The cracks emerging within the Democratic Party on the question of Palestine reflect — and also help to advance — underlying changes in public opinion. The University of Maryland’s 2018 Critical Issues Poll laid bare some of these shifts. Among the most telling questions in the survey was one which asked whether respondents favored a Jewish state to a single democratic state with equal rights. Seventy-eight percent of Democratic respondents favored a single democratic state. Significantly, Jewish Americans, too, have been abandoning their identification with the Jewish state, despite some recent claims to the contrary.

The advances in public discourse, while significant, are not the same as victory. But they point to openings to push a bolder approach to Palestinian liberation.

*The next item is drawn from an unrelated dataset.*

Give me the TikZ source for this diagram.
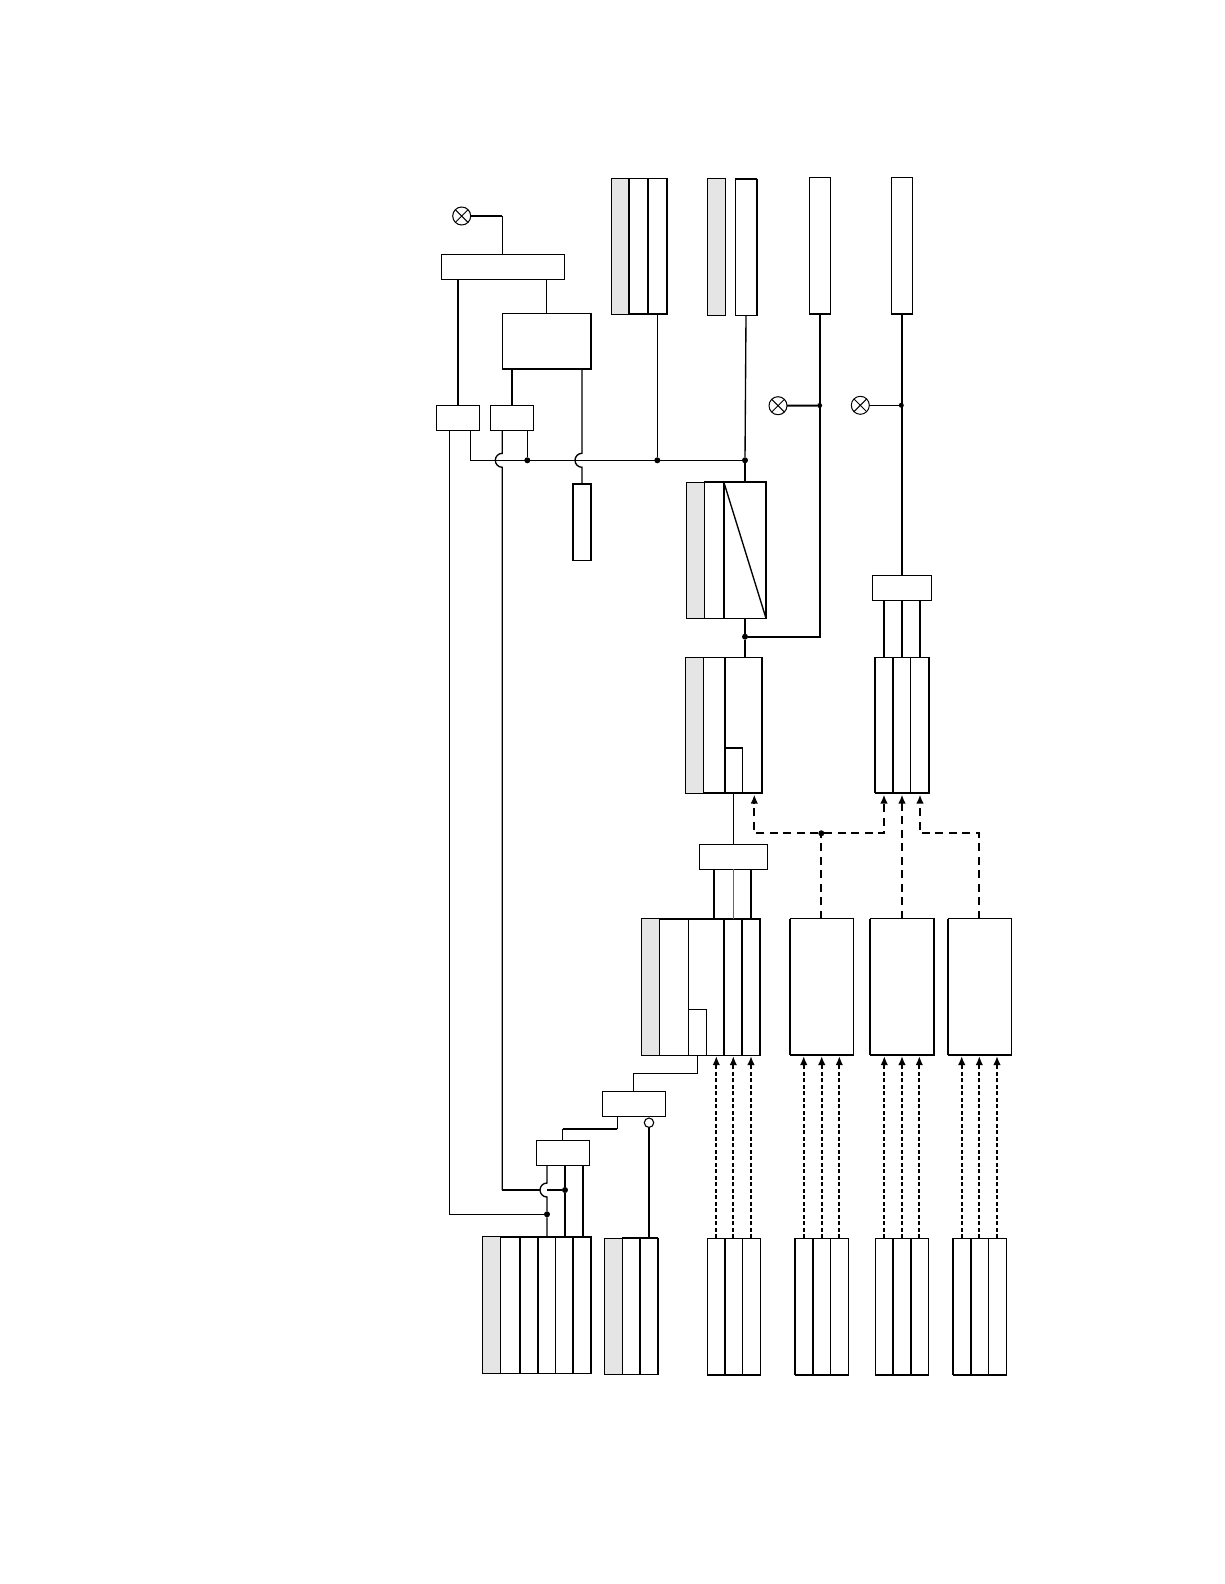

As we’ve argued: “it’s time we contend with the fact that most people today are far closer to understanding the integral ties between the injustices they are experiencing at home and those they are learning about in Palestine than ever before.”

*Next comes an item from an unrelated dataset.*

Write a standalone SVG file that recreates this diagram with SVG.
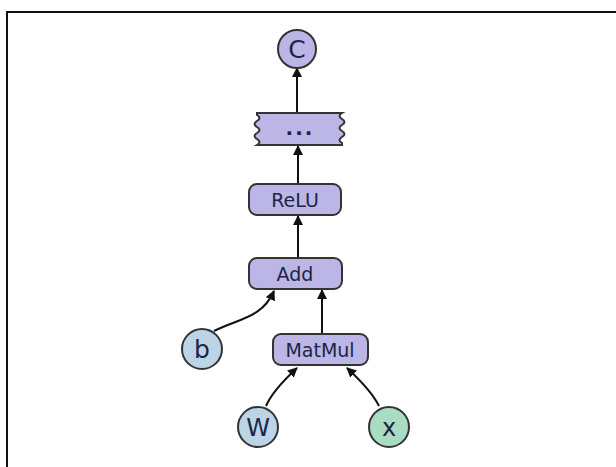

The Democratic Party establishment’s core figures, from Joe Biden and Kamala Harris to Nancy Pelosi and Chuck Schumer, remain tied to bipartisan support for Israel and indifference to Palestinian lives. Their mission, along with new groups like Democratic Majority for Israel, is to strengthen and ensure the party’s continued allegiance to Israel’s settler-colonial project. They will try to bring the left flank in line, as they always have. But too much has changed for this to be guaranteed.

We are at a moment when we can and should expect elected officials to go beyond empty humanitarian rhetoric and push for more robust political transformation. The Left must make Palestine one of its priorities as the incoming Biden-Harris presidency attempts to bring back the hawkish status-quo.